> [PROVIDED DATA]:
┄┄┄┄┄┄┄┄┄┄

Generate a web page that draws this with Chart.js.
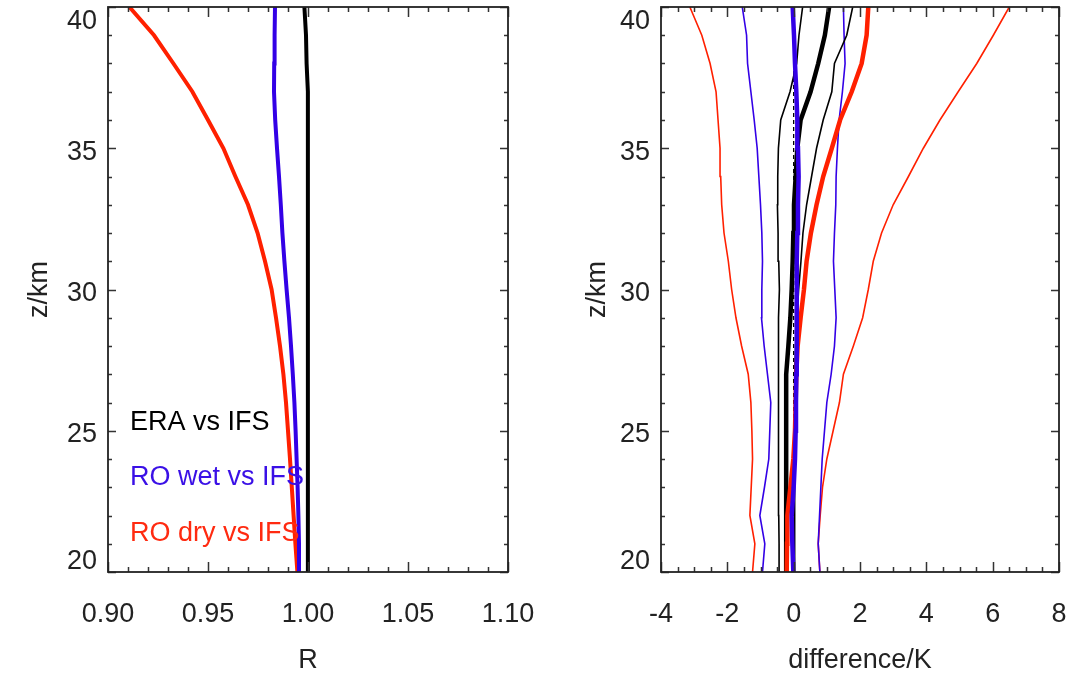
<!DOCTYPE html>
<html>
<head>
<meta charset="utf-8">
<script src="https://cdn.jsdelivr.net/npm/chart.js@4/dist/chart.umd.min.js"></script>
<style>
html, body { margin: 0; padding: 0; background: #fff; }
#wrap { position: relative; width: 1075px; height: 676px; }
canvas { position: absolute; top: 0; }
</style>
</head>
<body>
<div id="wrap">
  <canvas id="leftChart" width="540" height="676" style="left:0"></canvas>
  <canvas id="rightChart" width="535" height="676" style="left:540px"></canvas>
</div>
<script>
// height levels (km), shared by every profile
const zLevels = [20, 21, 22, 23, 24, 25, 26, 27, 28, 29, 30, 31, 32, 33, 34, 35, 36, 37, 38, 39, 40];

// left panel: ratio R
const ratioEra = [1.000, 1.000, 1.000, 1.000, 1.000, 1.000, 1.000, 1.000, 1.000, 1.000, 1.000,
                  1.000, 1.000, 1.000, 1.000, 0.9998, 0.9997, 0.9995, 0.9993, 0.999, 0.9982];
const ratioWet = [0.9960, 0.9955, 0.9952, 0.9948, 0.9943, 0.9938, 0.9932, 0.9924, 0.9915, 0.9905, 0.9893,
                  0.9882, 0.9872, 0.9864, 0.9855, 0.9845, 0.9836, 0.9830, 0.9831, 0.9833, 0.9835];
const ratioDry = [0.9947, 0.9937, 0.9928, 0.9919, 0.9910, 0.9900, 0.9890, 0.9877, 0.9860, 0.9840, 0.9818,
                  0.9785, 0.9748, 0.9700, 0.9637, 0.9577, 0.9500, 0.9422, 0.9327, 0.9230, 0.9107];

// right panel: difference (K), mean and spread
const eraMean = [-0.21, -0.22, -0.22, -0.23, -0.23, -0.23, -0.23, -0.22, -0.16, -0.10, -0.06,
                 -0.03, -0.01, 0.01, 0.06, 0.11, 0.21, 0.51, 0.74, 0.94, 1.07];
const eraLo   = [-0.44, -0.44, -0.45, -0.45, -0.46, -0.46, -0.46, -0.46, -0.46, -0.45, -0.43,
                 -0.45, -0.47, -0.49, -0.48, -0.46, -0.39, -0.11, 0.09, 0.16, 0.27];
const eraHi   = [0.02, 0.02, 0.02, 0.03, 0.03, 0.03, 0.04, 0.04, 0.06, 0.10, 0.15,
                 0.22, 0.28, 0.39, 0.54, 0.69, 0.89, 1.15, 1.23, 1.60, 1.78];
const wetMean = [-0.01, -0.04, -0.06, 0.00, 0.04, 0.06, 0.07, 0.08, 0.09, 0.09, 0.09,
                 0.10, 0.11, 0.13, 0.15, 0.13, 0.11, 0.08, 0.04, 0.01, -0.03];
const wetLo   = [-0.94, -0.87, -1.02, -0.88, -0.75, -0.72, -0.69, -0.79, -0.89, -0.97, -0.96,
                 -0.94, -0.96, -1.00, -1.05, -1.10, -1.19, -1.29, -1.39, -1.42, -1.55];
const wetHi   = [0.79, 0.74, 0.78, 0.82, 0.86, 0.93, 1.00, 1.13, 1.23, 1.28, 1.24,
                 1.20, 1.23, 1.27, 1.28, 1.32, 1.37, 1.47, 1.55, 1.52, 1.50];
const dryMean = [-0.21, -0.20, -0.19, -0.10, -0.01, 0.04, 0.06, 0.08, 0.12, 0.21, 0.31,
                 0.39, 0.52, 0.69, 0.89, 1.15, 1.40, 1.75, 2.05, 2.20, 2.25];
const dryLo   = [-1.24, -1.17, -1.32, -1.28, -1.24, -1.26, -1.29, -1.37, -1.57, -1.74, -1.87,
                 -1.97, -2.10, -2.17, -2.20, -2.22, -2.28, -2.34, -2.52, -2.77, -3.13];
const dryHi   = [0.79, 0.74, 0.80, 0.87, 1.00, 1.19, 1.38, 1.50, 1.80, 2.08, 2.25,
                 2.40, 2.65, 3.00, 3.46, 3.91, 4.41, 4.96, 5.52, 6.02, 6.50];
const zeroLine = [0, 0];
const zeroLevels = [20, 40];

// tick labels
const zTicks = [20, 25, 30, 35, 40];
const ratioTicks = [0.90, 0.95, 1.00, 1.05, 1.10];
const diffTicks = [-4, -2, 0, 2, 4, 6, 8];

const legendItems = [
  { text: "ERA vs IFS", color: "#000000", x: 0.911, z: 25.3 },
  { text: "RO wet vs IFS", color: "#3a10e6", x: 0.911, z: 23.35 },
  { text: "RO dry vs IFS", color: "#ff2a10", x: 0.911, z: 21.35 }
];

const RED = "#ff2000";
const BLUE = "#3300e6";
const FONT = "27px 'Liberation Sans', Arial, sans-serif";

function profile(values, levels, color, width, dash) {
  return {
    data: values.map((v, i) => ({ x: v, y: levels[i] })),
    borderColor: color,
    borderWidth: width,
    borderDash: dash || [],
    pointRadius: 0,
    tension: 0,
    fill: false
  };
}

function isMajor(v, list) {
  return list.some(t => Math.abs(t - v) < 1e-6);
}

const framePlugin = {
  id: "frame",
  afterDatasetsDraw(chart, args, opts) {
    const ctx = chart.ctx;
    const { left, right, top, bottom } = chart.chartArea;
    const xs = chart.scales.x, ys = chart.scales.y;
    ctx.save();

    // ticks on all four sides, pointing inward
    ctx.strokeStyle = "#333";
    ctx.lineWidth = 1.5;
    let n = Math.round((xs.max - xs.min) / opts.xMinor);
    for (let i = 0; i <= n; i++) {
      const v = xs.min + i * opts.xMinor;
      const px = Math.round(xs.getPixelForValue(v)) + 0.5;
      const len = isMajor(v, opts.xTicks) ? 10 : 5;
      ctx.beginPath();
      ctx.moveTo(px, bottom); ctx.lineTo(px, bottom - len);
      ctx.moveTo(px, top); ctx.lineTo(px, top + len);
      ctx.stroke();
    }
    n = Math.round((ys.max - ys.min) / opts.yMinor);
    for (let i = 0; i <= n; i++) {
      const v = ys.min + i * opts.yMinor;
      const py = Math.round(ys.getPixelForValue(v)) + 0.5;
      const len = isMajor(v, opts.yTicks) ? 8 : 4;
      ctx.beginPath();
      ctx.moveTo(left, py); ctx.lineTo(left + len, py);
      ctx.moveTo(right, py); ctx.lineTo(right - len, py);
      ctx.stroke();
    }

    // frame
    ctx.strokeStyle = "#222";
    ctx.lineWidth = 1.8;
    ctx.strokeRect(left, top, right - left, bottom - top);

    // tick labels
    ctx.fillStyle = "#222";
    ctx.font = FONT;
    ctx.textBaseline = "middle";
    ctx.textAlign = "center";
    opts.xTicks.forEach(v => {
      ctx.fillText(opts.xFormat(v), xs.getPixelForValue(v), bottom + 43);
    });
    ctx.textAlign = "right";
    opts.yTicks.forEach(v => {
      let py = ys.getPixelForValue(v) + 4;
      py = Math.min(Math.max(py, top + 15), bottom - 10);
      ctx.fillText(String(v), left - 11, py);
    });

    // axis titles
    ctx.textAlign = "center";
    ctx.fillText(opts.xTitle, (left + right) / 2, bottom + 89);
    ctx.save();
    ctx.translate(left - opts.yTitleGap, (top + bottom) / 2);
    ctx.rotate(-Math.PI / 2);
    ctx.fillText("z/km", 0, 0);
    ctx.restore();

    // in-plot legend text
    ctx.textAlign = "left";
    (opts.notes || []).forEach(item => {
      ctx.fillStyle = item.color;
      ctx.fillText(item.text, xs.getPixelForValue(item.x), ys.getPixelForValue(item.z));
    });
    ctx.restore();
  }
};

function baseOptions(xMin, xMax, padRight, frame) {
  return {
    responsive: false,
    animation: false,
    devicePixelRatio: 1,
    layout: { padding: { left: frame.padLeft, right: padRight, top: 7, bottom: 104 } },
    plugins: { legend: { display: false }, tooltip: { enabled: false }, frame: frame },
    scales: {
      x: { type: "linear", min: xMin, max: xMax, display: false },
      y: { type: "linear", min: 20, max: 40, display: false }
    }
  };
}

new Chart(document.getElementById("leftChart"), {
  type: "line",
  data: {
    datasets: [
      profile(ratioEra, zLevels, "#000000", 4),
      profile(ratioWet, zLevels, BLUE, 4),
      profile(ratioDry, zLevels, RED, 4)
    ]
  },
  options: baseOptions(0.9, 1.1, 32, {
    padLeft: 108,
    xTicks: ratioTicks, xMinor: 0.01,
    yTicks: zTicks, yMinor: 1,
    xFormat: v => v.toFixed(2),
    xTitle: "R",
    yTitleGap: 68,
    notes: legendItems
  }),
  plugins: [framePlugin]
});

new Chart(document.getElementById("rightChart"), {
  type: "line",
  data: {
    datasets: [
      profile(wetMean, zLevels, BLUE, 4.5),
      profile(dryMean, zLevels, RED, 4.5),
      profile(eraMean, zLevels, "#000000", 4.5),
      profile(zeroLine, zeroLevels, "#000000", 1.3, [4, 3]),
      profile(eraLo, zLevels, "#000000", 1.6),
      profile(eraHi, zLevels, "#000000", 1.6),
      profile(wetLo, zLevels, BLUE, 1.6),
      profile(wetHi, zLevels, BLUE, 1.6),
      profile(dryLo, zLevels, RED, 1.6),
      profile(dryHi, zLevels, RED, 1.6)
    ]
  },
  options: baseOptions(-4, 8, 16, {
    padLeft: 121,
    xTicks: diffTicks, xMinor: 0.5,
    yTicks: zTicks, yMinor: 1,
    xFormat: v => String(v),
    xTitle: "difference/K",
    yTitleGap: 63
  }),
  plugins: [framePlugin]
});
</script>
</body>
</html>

┄┄┄┄┄┄┄┄┄┄

> [WORK REQUIRED]:
Exactly restate the lines from the beginning of the data through the line with "0.9327, 0.9230, 0.9107];", and no others, keeping pictures out.

> [EXERCISE OUTPUT]:
Generate a web page that draws this with Chart.js.
<!DOCTYPE html>
<html>
<head>
<meta charset="utf-8">
<script src="https://cdn.jsdelivr.net/npm/chart.js@4/dist/chart.umd.min.js"></script>
<style>
html, body { margin: 0; padding: 0; background: #fff; }
#wrap { position: relative; width: 1075px; height: 676px; }
canvas { position: absolute; top: 0; }
</style>
</head>
<body>
<div id="wrap">
  <canvas id="leftChart" width="540" height="676" style="left:0"></canvas>
  <canvas id="rightChart" width="535" height="676" style="left:540px"></canvas>
</div>
<script>
// height levels (km), shared by every profile
const zLevels = [20, 21, 22, 23, 24, 25, 26, 27, 28, 29, 30, 31, 32, 33, 34, 35, 36, 37, 38, 39, 40];

// left panel: ratio R
const ratioEra = [1.000, 1.000, 1.000, 1.000, 1.000, 1.000, 1.000, 1.000, 1.000, 1.000, 1.000,
                  1.000, 1.000, 1.000, 1.000, 0.9998, 0.9997, 0.9995, 0.9993, 0.999, 0.9982];
const ratioWet = [0.9960, 0.9955, 0.9952, 0.9948, 0.9943, 0.9938, 0.9932, 0.9924, 0.9915, 0.9905, 0.9893,
                  0.9882, 0.9872, 0.9864, 0.9855, 0.9845, 0.9836, 0.9830, 0.9831, 0.9833, 0.9835];
const ratioDry = [0.9947, 0.9937, 0.9928, 0.9919, 0.9910, 0.9900, 0.9890, 0.9877, 0.9860, 0.9840, 0.9818,
                  0.9785, 0.9748, 0.9700, 0.9637, 0.9577, 0.9500, 0.9422, 0.9327, 0.9230, 0.9107];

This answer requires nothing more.